Analysis of "Generative Pretraining in Multimodality"
The paper under review introduces Emu, a Transformer-based multimodal foundation model designed to generate images and texts from a multimodal context. The Emu model is notable for its ability to handle inputs from various modalities—such as text, images, and video—without discrimination. By utilizing a one-model-for-all autoregressive training process, Emu is trained to predict the next text token or to regress the next visual embedding within a sequence. This approach stands out due to its seamless integration of diverse data sources at scale.
Model Architecture and Training
The architecture of Emu is constructed of several components: a Visual Encoder using EVA-CLIP, a Causal Transformer for transforming visual signals to a latent space, a Multimodal Modeling component leveraging LLaMA, and a Visual Decoder initialized with Stable Diffusion. The training involves a unified autoregressive objective aimed at predicting the next element in a multimodal sequence, applying cross-entropy classification loss for text tokens and L2 regression loss for visual embeddings.
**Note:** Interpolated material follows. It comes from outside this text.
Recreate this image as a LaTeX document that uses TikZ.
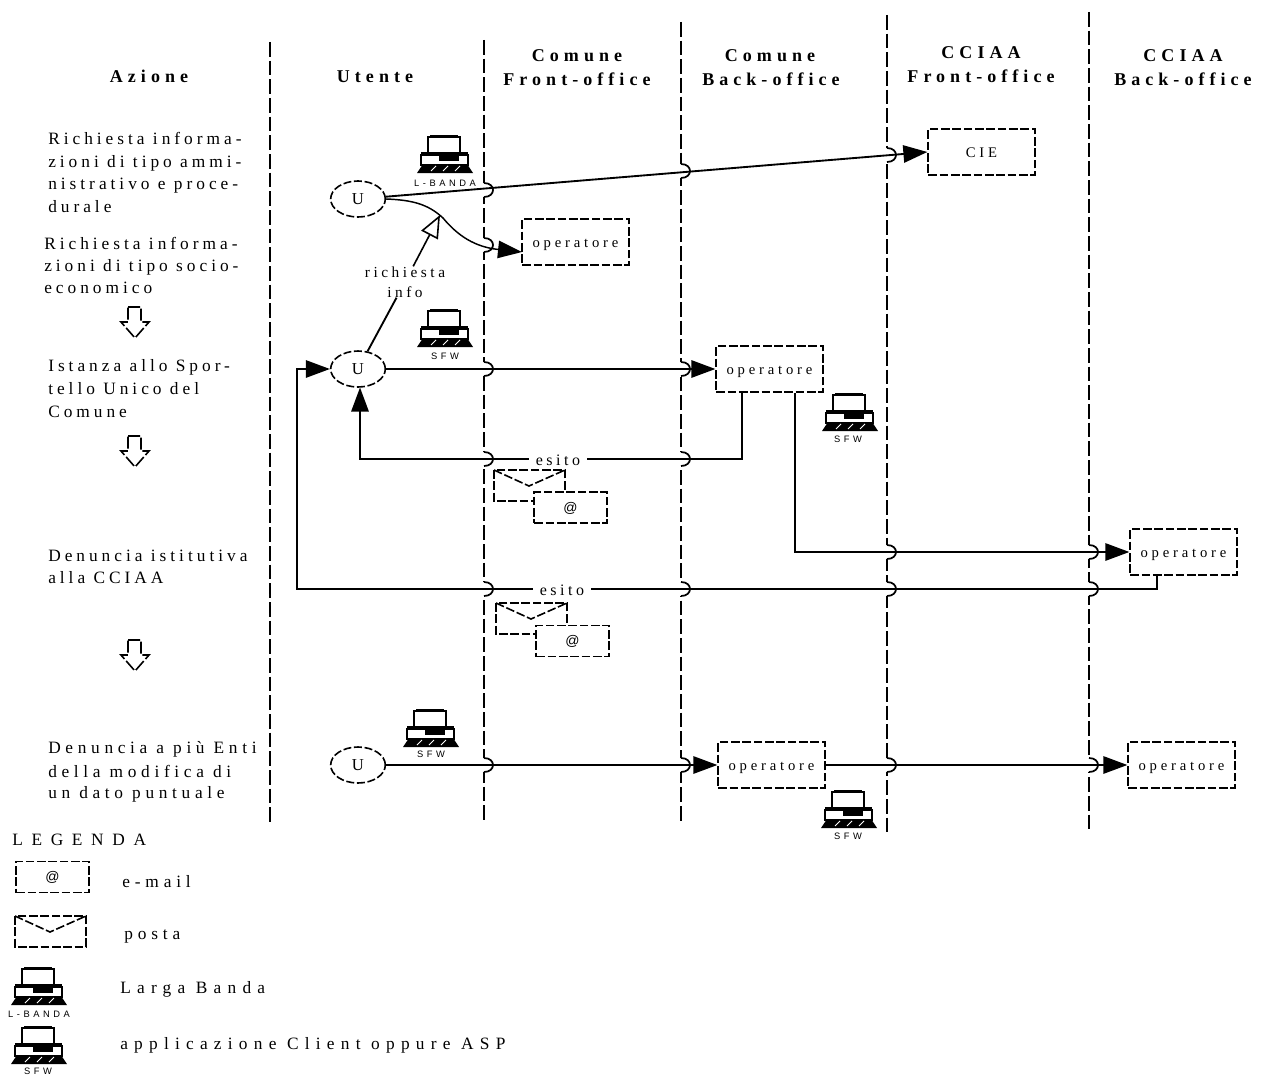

Key to its design is the Causal Transformer, which transforms spatial visual signals into 1D sequences within a latent space, bypassing the traditional image generation in pixel space.
Emu is pretrained on expansive datasets including LAION-2B, LAION-COCO, MMC4, WebVid-10M, and the newly introduced YT-Storyboard-1B. Training is executed using large-scale infrastructure, optimizing parameters across batch sizes tailored to different dataset modalities.
Evaluation and Results
Emu's performance is rigorously evaluated across a variety of tasks: image captioning, visual question answering, video question answering, and text-to-image generation. During zero-shot evaluations, Emu surpasses state-of-the-art models in multiple benchmarks. The introduction of few-shot prompting enhances its task-specific performance further. Additionally, Emu showcases in-context learning abilities, highlighting its capacity to handle tasks with minimal examples effectively.
Significantly, the paper reports that Emu achieves a zero-shot CIDEr score of 112.4 in image captioning on the COCO benchmark—a substantial improvement over contemporary models. The instructional tuning of Emu (referred to as Emu-I) is noteworthy, aligning the model well with human intent and demonstrating considerable advancements in performance metrics compared to several larger models.
Implications and Future Directions
Emu's contributions are multifaceted. The model's ability to perform diverse tasks such as image captioning and text-to-image generation positions it as a generalist multimodal interface. Emu's framework underlines the potential benefits of large-scale, diverse data integration, particularly when video-text datasets are incorporated into training.
The implications of this research extend into theoretical advancements in multimodal Transformer architectures and practical applications in deploying LMMs for real-world use cases. Future developments could explore refining the model's text-to-image generation capability, potentially enhancing the fidelity and relevance of generated visuals via more extensive fine-tuning or alternative architectures. Additionally, Emu's adoption of video-derived data opens avenues for richer, more dynamic AI applications in video content understanding and generation.
Overall, the paper provides a comprehensive evaluation of a robust and versatile multimodal model, setting a new benchmark in the field of multimodal AI research. The inclusion of diverse multimodal data and the unified training approach presents compelling directions for further exploration in multimodal AI systems.